Expatica news

Luxury car could spark police inquiry

12 February 2004

AMSTERDAM — In a controversial approach to tackling the city’s crime rate, driving an expensive car in Rotterdam or owning a luxury house is now sufficient reason for police to investigate whether they were paid for by criminal funds.

But Rotterdam lawyers have raised legal concerns about the new investigation method. In the past, a criminal’s financial earnings were only investigated after their conviction.

The new method means that if cars or villas appear to have been paid for by criminal funds, police can carry out arrests if inquiries into finances reveal indications of criminal acts. Police can search their own data files or those of the social security service.

Two drugs gangs have already forfeited their funds and have been sentenced to jail terms of up to eight years, news agency ANP reported on Wednesday.

But the Public Prosecution Office (OM) said that not every Rotterdam resident with an expensive car will be investigated. There must be specific suspicions that someone is spending large sums of money without a sufficient legal income.

Police and justice officials will only launch an investigation if there are suspicions of criminal activities, such as the trade in weapons, drugs or women. The OM said privacy regulations have not posed a problem because police inquiries involve “open sources”.

An OM spokesman said in one of the recent cases, a suspect had paid cash for two Mercedes cars, providing grounds for an inquiry. Police later bugged the suspect’s telephone and intercepted a drugs transport at Schiphol Airport in Amsterdam.

But Rotterdam lawyers have reacted with disbelief to the new approach. Lawyer Frank van Ardenne claimed it completely breaches the legal criteria used to define a suspect and that it places “a bomb under our entire system”.
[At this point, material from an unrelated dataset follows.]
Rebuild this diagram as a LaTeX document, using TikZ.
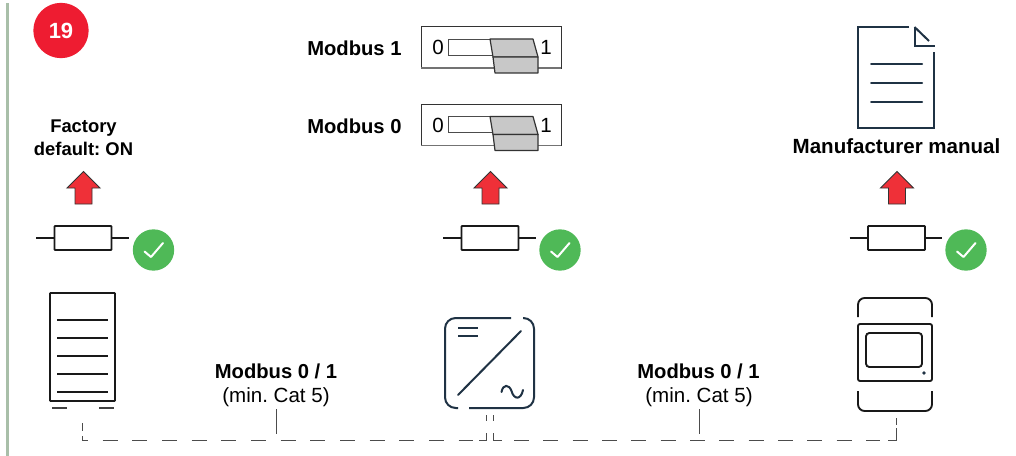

Another lawyer said the new approach is “alarming” and that police data and social security files are not open sources.

“If you gather information about an individual, you stamp him with material that is seen as suspicious. You are involved in the furnishing of proof,” newspaper De Volkskrant quoted the lawyer saying.

But despite the lawyers’ objections, other police corps across the Netherlands have expressed interest in the Rotterdam approach.